Vinyl Makes a Comeback

I used to be the owner of about 2,000 vinyl, long playing (LP) albums. Also known as records. As the 5″ optical disc (CD) grew in popularity, my CD collection followed suit and I began to pass along my albums to friends or sell them at garage sales. Slowly my music collection went from 12″ discs to 5″ discs. They were easier store and move, but required new playing hardware. I didn’t have a CD player in my car which meant I continued to make mix cassette tapes from CD’s so my music could travel. Soon a portable CD player was added to my travel bag, expending the possibilities even further.

Then Steve Jobs invented the iPod which signaled another shift for music; the conversion to digital and streaming. Yes, we had Napster and other music sharing sites, but use of them was limited to a sub-section of the music consuming public.

First iPod

We began to feed CD’s into our computer and transfer music into iTunes which was installed on the hard drive. From there we could load playlists onto the iPod. Just like that, the death of the Walkman. It was a time-consuming process to transform one’s collection to digital, but we did it anyway.

Music labels stopped placing orders for vinyl, which ended a generation’s cultural icon for the packaging of music and expression. CD’s filled stores and we bought them. Lots of them. But technology was not finished with music. Pandora and Spotify, along with dozens of other sites / apps  cropped up to curate and stream music for free or without embarrassing ads, for a small monthly fee. Streaming is how we listen, discover and share music. There are millions of Millennials that have never been in a record store and most no longer browse CD bins. Music comes across the Internet directly to the glass of their smartphones and into their ears via bluetooth.

But something has been slowing happening lately and I’ve seen evidence in my local Barnes and Noble store. B&N has replaced racks of CD’s and DVD’s and began stocking vinyl LP’s. Hundreds of them.

BN Vinyl 2

The industry has done away with the terms album, LP and record, and are describing this format of music as vinyl. We all knew it was vinyl when we were listening decades ago, but we didn’t much care about the material, only about the meaning of the music. Vinyl is a nice pithy term. A way to distinguish this format from digital or streaming. Seeing vinyl’s comeback makes me smile.

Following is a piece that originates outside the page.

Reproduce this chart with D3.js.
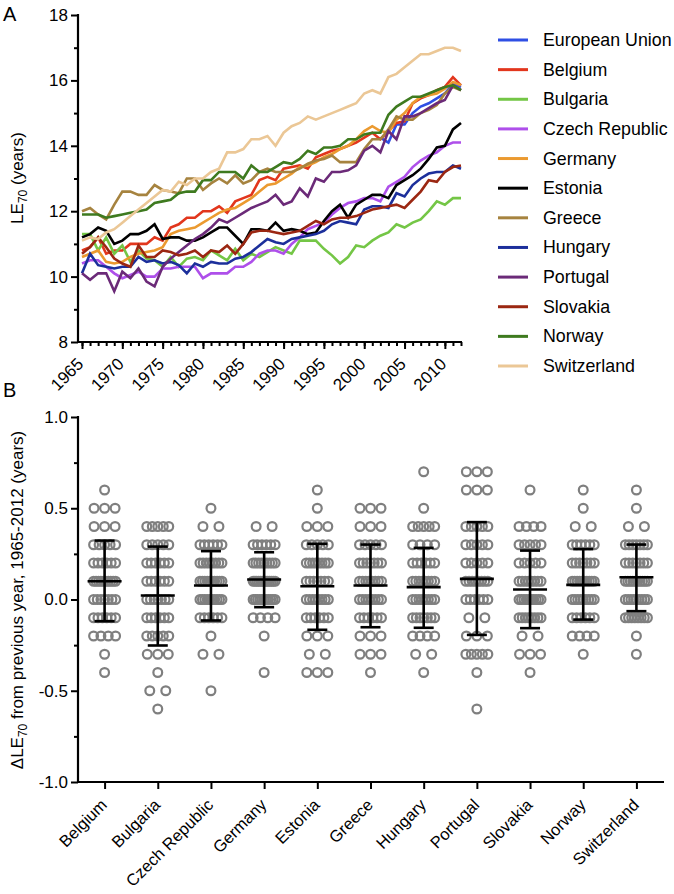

There are two headwinds facing vinyl and they may be too strong for it to be more than a passing fad. First, the factories who manufactured vinyl have been idle for years. Getting them back on line will take investment and time. The second is the hardware needed. To listen to vinyl properly you need a turntable, an amplifier and quality speakers. There are turntables with USB ports that can be hooked up to digital speakers or one’s computer, but this is not at all an acceptable or respectful way to listen.

record-player

I’m going to spend the rest of this weekend dusting off my Hitachi diamond stylus turntable, cable it to my Pioneer amplifier and set it to Phono. The diamond stylus will slowly descend onto the grooves of the thin vinyl disc and sound will flow from my Boston Acoustics speakers. I wonder what my ears will think. I also wonder if I will be purchasing many of those albums a second time on vinyl.